§ INFORMATION PROVIDED:
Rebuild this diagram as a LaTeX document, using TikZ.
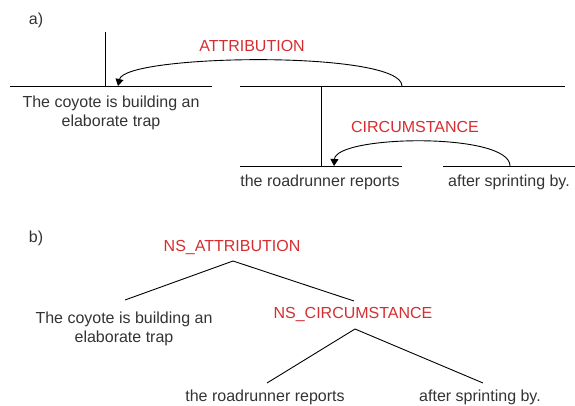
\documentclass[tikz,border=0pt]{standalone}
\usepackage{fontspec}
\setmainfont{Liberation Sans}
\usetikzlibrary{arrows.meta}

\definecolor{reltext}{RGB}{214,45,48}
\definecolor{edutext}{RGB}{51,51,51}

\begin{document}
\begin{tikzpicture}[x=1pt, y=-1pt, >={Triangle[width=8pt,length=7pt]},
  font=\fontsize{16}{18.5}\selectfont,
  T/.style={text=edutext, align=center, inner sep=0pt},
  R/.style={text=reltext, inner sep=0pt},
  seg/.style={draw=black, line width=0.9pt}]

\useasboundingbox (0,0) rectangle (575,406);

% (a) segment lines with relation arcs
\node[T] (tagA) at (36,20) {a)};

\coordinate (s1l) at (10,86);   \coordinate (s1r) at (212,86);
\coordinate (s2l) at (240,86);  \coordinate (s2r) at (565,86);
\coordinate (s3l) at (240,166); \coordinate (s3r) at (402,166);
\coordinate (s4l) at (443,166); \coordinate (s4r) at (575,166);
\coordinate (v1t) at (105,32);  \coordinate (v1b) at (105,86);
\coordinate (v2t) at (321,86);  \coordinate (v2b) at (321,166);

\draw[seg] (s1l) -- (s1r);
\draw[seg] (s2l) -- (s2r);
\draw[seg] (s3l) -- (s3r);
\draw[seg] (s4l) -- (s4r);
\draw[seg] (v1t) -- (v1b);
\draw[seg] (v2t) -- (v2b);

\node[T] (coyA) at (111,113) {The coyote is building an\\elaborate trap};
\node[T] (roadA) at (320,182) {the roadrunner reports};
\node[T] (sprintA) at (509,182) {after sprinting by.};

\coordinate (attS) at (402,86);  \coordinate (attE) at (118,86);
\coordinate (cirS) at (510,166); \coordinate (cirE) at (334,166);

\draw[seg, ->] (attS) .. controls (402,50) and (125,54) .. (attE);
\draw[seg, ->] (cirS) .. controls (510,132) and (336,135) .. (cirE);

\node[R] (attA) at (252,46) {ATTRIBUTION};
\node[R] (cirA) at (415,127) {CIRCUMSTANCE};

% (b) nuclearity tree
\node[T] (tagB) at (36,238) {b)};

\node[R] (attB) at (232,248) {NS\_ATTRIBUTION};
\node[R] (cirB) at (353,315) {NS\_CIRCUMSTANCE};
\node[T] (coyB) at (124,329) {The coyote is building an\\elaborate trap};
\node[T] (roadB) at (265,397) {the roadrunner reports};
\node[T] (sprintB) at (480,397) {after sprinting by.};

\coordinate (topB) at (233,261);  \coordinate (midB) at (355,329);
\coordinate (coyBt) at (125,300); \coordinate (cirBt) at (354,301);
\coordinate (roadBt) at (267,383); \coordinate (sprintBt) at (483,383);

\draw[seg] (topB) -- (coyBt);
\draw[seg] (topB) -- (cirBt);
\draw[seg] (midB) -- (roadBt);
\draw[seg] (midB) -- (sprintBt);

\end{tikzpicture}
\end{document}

§ DIRECTIVE:
Up to and including the line containing "(cirE) at (334,166);", repeat every line from the start of the data, but none of the pictures.

§ REPLY:
Rebuild this diagram as a LaTeX document, using TikZ.
\documentclass[tikz,border=0pt]{standalone}
\usepackage{fontspec}
\setmainfont{Liberation Sans}
\usetikzlibrary{arrows.meta}

\definecolor{reltext}{RGB}{214,45,48}
\definecolor{edutext}{RGB}{51,51,51}

\begin{document}
\begin{tikzpicture}[x=1pt, y=-1pt, >={Triangle[width=8pt,length=7pt]},
  font=\fontsize{16}{18.5}\selectfont,
  T/.style={text=edutext, align=center, inner sep=0pt},
  R/.style={text=reltext, inner sep=0pt},
  seg/.style={draw=black, line width=0.9pt}]

\useasboundingbox (0,0) rectangle (575,406);

% (a) segment lines with relation arcs
\node[T] (tagA) at (36,20) {a)};

\coordinate (s1l) at (10,86);   \coordinate (s1r) at (212,86);
\coordinate (s2l) at (240,86);  \coordinate (s2r) at (565,86);
\coordinate (s3l) at (240,166); \coordinate (s3r) at (402,166);
\coordinate (s4l) at (443,166); \coordinate (s4r) at (575,166);
\coordinate (v1t) at (105,32);  \coordinate (v1b) at (105,86);
\coordinate (v2t) at (321,86);  \coordinate (v2b) at (321,166);

\draw[seg] (s1l) -- (s1r);
\draw[seg] (s2l) -- (s2r);
\draw[seg] (s3l) -- (s3r);
\draw[seg] (s4l) -- (s4r);
\draw[seg] (v1t) -- (v1b);
\draw[seg] (v2t) -- (v2b);

\node[T] (coyA) at (111,113) {The coyote is building an\\elaborate trap};
\node[T] (roadA) at (320,182) {the roadrunner reports};
\node[T] (sprintA) at (509,182) {after sprinting by.};

\coordinate (attS) at (402,86);  \coordinate (attE) at (118,86);
\coordinate (cirS) at (510,166); \coordinate (cirE) at (334,166);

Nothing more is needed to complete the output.